You can't carry a loaded AK-47 down a street in Minnesota, judge rules

The ruling comes after a man sued St. Cloud after being cited for carrying a loaded AK-47 down the street.

Laws that prevent people from carrying an AK-47 in public are constitutional.

That's what U.S. District Judge John Tunheim ruled in a case involving a St. Cloud man who was cited for carrying a loaded AK-47 rifle on his back while walking around the city.

Tyler Gottwalt, who has a permit to carry, was cited in November 2014 for violating the city's ordinance that prohibits carrying a gun in public. The case against him was eventually dismissed.

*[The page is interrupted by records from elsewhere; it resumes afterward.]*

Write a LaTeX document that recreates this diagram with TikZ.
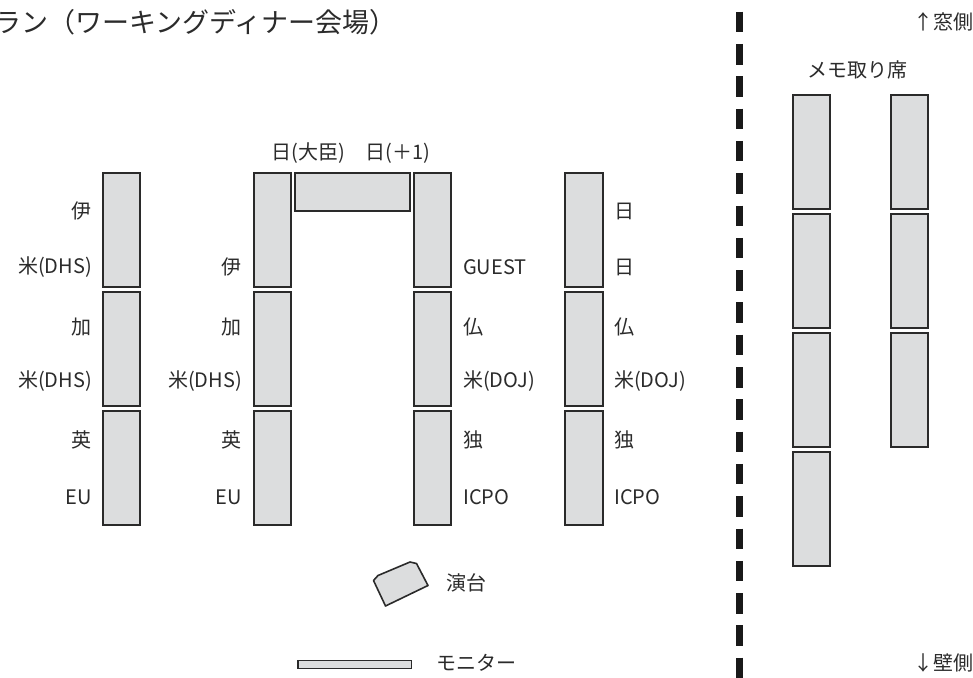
\documentclass[tikz,border=0pt]{standalone}
\usepackage{fontspec}
\setmainfont{Noto Sans CJK JP}
\usepackage{xcolor}
\usepackage{tikz}
\usetikzlibrary{positioning,calc}
\definecolor{tableGray}{HTML}{DCDDDE}
\definecolor{edgeGray}{HTML}{2A2A2A}
\definecolor{textGray}{HTML}{2B2B2B}

\begin{document}
\begin{tikzpicture}[x = 1pt, y = -1pt,
  desk/.style = {draw = edgeGray, fill = tableGray, line width = 1.6pt, inner sep = 0pt,
                 minimum width = 37.5pt, minimum height = 113.5pt},
  lbl/.style = {text = textGray, inner sep = 0pt, font = \fontsize{20}{20}\selectfont},
  lblL/.style = {lbl, anchor = east},
  lblR/.style = {lbl, anchor = west}]
\useasboundingbox (0, 0) rectangle (973, 677);
\clip (0, 0) rectangle (973, 677);

% title
\node[text = textGray, inner sep = 0pt, anchor = base west, font = \fontsize{27}{27}\selectfont]
  (title) at (-6, 33) {ラン（ワーキングディナー会場）};

% left row
\node[desk] (t11) at (121.5, 230) {};
\node[desk] (t12) at (121.5, 349) {};
\node[desk] (t13) at (121.5, 468) {};
\node[lblL] (a1) at (92, 211) {伊};
\node[lblL] (a2) at (92, 267) {米(DHS)};
\node[lblL] (a3) at (92, 327) {加};
\node[lblL] (a4) at (92, 381) {米(DHS)};
\node[lblL] (a5) at (92, 440) {英};
\node[lblL] (a6) at (92, 497) {EU};

% inner left row
\node[desk] (t21) at (272.5, 230) {};
\node[desk] (t22) at (272.5, 349) {};
\node[desk] (t23) at (272.5, 468) {};
\node[lblL] (b2) at (242, 267) {伊};
\node[lblL] (b3) at (242, 327) {加};
\node[lblL] (b4) at (242, 381) {米(DHS)};
\node[lblL] (b5) at (242, 440) {英};
\node[lblL] (b6) at (242, 497) {EU};

% head table
\node[desk, minimum width = 115pt, minimum height = 37.5pt] (head) at (352.5, 192) {};
\node[lbl] (h1) at (308, 153) {日(大臣)};
\node[lbl] (h2) at (398, 153) {日(＋1)};

% inner right row
\node[desk] (t31) at (432.5, 230) {};
\node[desk] (t32) at (432.5, 349) {};
\node[desk] (t33) at (432.5, 468) {};
\node[lblR] (c2) at (463, 267) {GUEST};
\node[lblR] (c3) at (463, 327) {仏};
\node[lblR] (c4) at (463, 381) {米(DOJ)};
\node[lblR] (c5) at (463, 440) {独};
\node[lblR] (c6) at (463, 497) {ICPO};

% right row
\node[desk] (t41) at (584, 230) {};
\node[desk] (t42) at (584, 349) {};
\node[desk] (t43) at (584, 468) {};
\node[lblR] (d1) at (614, 211) {日};
\node[lblR] (d2) at (614, 267) {日};
\node[lblR] (d3) at (614, 327) {仏};
\node[lblR] (d4) at (614, 381) {米(DOJ)};
\node[lblR] (d5) at (614, 440) {独};
\node[lblR] (d6) at (614, 497) {ICPO};

% podium and monitor
\draw[draw = edgeGray, fill = tableGray, line width = 1.6pt, line join = round]
  (373.5, 580.5) -- (378, 575.5) -- (410, 562) -- (416.5, 563.5) -- (428, 585.5) -- (385.5, 606) -- cycle;
\node[lblR] (podium) at (446, 583) {演台};
\node[desk, minimum width = 113.5pt, minimum height = 8pt] (monitor) at (354.8, 664.6) {};
\node[lblR] (mon) at (436, 663) {モニター};

% partition
\coordinate (wtop) at (739, 11.7);
\coordinate (wbot) at (739, 680);
\draw[line width = 7pt, black!90, dash pattern = on 20.5pt off 11.8pt] (wtop) -- (wbot);

% note-taker seats
\node[lbl] (memo) at (857, 70) {メモ取り席};
\node[desk] (m11) at (811.5, 152) {};
\node[desk] (m12) at (811.5, 271) {};
\node[desk] (m13) at (811.5, 390) {};
\node[desk] (m14) at (811.5, 509) {};
\node[desk] (m21) at (909.5, 152) {};
\node[desk] (m22) at (909.5, 271) {};
\node[desk] (m23) at (909.5, 390) {};
\node[lblR] (win) at (913, 21.5) {↑窓側};
\node[lblR] (wall) at (913, 663) {↓壁側};

\end{tikzpicture}
\end{document}
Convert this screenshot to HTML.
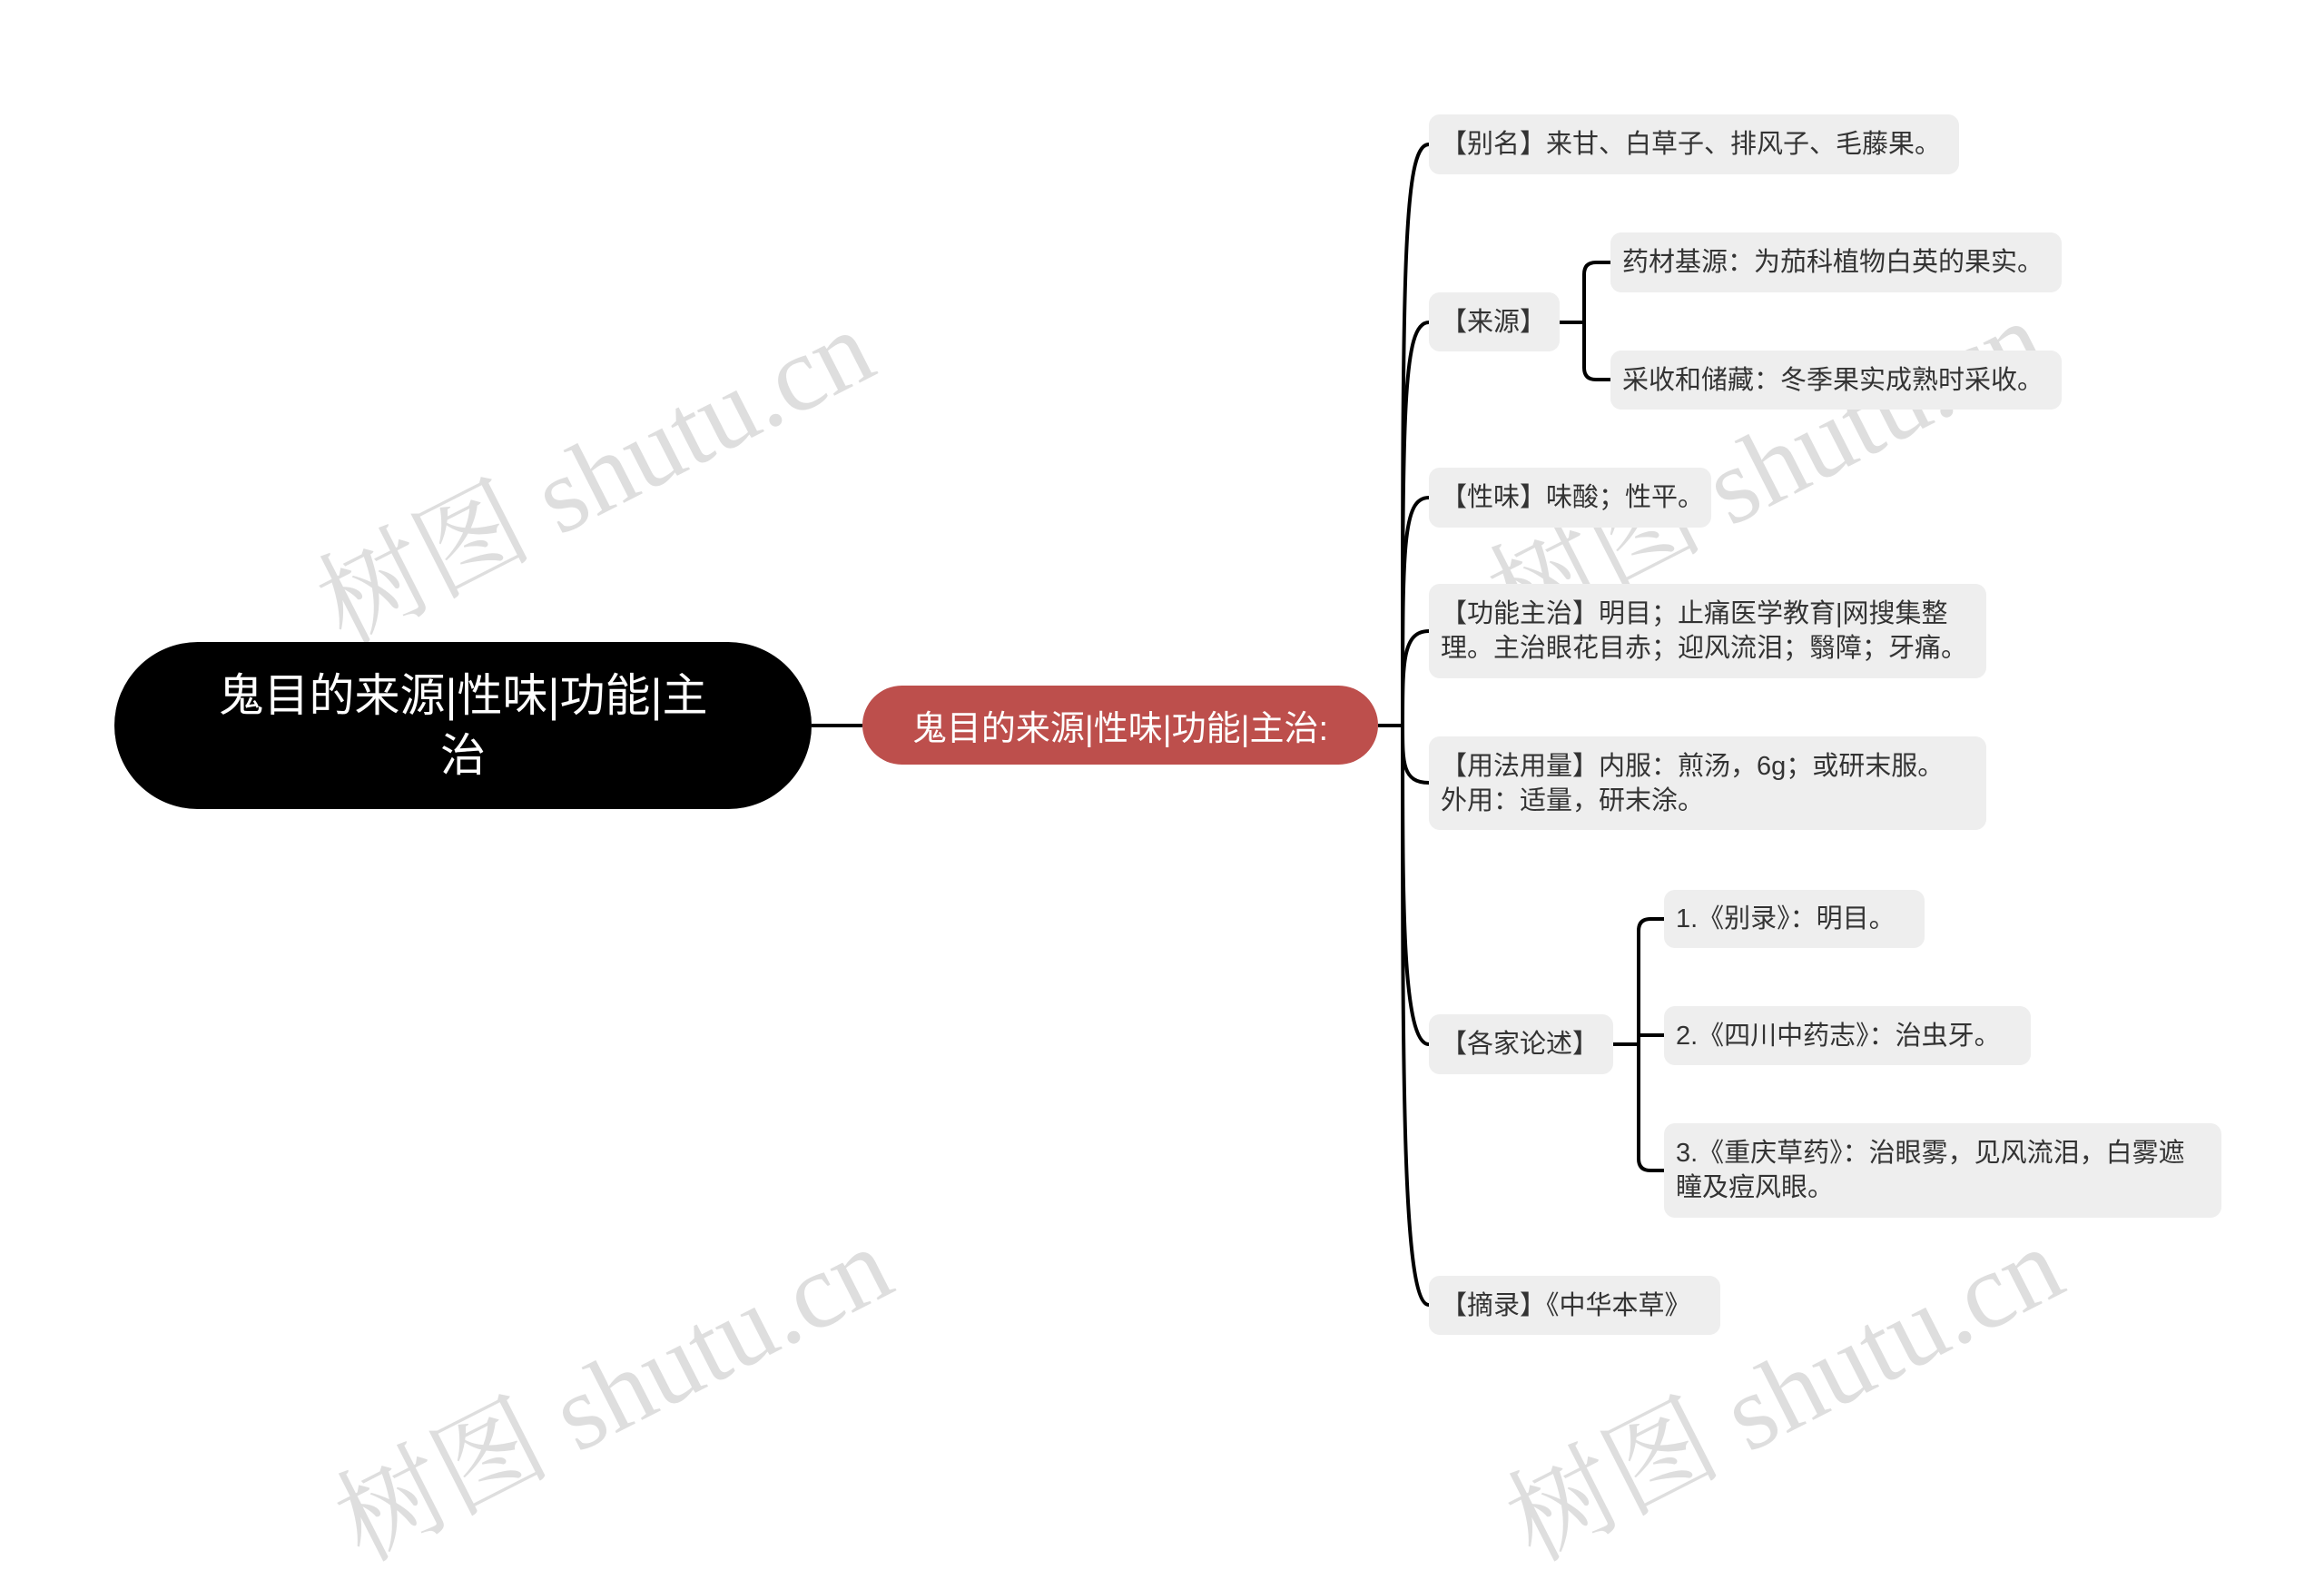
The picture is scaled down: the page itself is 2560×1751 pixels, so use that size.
<!DOCTYPE html>
<html><head><meta charset="utf-8">
<style>
body{margin:0;width:2560px;height:1589px;background:#fff;position:relative;overflow:hidden;font-family:"Liberation Sans","Noto Sans CJK SC",sans-serif;}
.n{position:absolute;box-sizing:border-box;background:#eeeeee;border-radius:12px;color:#333;font-size:29px;line-height:38px;padding:0 13px;display:flex;align-items:center;white-space:nowrap;}
.wm{position:absolute;font-family:"Liberation Serif","Noto Serif CJK SC",serif;font-size:118px;color:rgba(0,0,0,0.13);transform:rotate(-27deg);white-space:nowrap;transform-origin:center;}
</style></head><body>
<svg width="2560" height="1589" style="position:absolute;left:0;top:0">
<g fill="none" stroke="#000" stroke-width="4">
<path d="M894,799 H950"/>
<path d="M1518,799 H1545"/>
<path d="M1545,799 C1545,300 1545,159 1574,159"/>
<path d="M1545,799 C1545,450 1545,355 1574,355"/>
<path d="M1545,799 C1545,600 1545,548 1574,548"/>
<path d="M1545,799 C1545,730 1545,695 1574,695"/>
<path d="M1545,799 C1545,840 1545,862 1574,862"/>
<path d="M1545,799 C1545,1000 1545,1150 1574,1150"/>
<path d="M1545,799 C1545,1200 1545,1437 1574,1437"/>
<path d="M1718,355 H1745"/>
<path d="M1774,289 H1758 Q1745,289 1745,302 V405 Q1745,418 1758,418 H1774"/>
<path d="M1777,1150 H1805"/>
<path d="M1833,1012 H1818 Q1805,1012 1805,1025 V1276 Q1805,1289 1818,1289 H1833"/>
<path d="M1805,1140 H1833"/>
</g></svg>
<div class="wm" style="left:320px;top:430px">树图 shutu.cn</div>
<div class="wm" style="left:1610px;top:420px">树图 shutu.cn</div>
<div class="wm" style="left:340px;top:1440px">树图 shutu.cn</div>
<div class="wm" style="left:1630px;top:1440px">树图 shutu.cn</div>
<div style="position:absolute;left:126px;top:707px;width:768px;height:184px;background:#000;border-radius:92px;color:#fff;font-size:50px;line-height:66px;text-align:center;display:flex;align-items:center;justify-content:center;padding:0 100px;box-sizing:border-box">鬼目的来源|性味|功能|主治</div>
<div style="position:absolute;left:950px;top:755px;width:568px;height:87px;background:#bd4f4c;border-radius:44px;color:#fff;font-size:38px;display:flex;align-items:center;justify-content:center">鬼目的来源|性味|功能|主治:</div>
<div class="n" style="left:1574px;top:126px;width:584px;height:66px">【别名】来甘、白草子、排风子、毛藤果。</div>
<div class="n" style="left:1574px;top:322px;width:144px;height:65px">【来源】</div>
<div class="n" style="left:1774px;top:256px;width:497px;height:66px">药材基源：为茄科植物白英的果实。</div>
<div class="n" style="left:1774px;top:386px;width:497px;height:65px">采收和储藏：冬季果实成熟时采收。</div>
<div class="n" style="left:1574px;top:515px;width:311px;height:66px">【性味】味酸；性平。</div>
<div class="n" style="left:1574px;top:643px;width:614px;height:104px">【功能主治】明目；止痛医学教育|网搜集整<br>理。主治眼花目赤；迎风流泪；翳障；牙痛。</div>
<div class="n" style="left:1574px;top:811px;width:614px;height:103px">【用法用量】内服：煎汤，6g；或研末服。<br>外用：适量，研末涂。</div>
<div class="n" style="left:1574px;top:1117px;width:203px;height:66px">【各家论述】</div>
<div class="n" style="left:1833px;top:980px;width:287px;height:64px">1.《别录》：明目。</div>
<div class="n" style="left:1833px;top:1108px;width:404px;height:65px">2.《四川中药志》：治虫牙。</div>
<div class="n" style="left:1833px;top:1237px;width:614px;height:104px">3.《重庆草药》：治眼雾，见风流泪，白雾遮<br>瞳及痘风眼。</div>
<div class="n" style="left:1574px;top:1405px;width:321px;height:65px">【摘录】《中华本草》</div>
</body></html>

In April 2016, Gottwalt sued the city and three officers claiming his constitutional rights were violated when he was falsely arrested, and he alleged the City of St. Cloud ordinance is "overly broad" and makes it unlawful for someone to carry a gun within the city, which violates the 2nd Amendment.

Gottwalt's lawsuit sought $75,000, plus other fees.

The City of St. Cloud and the three officers named in the lawsuit filed a motion last August to dismiss the charges, and in late March Judge Tunheim granted the defense's motion.

In his opinion, Tunheim said Minnesota law doesn't allow a person to carry a military-style assault weapon – like an AK-47 – in public, regardless if they have a permit to carry

The judge also ruled that laws preventing someone from carrying an AK-47 in public are not unconstitutional, noting Gottwalt didn't prove that he needed the gun for self defense.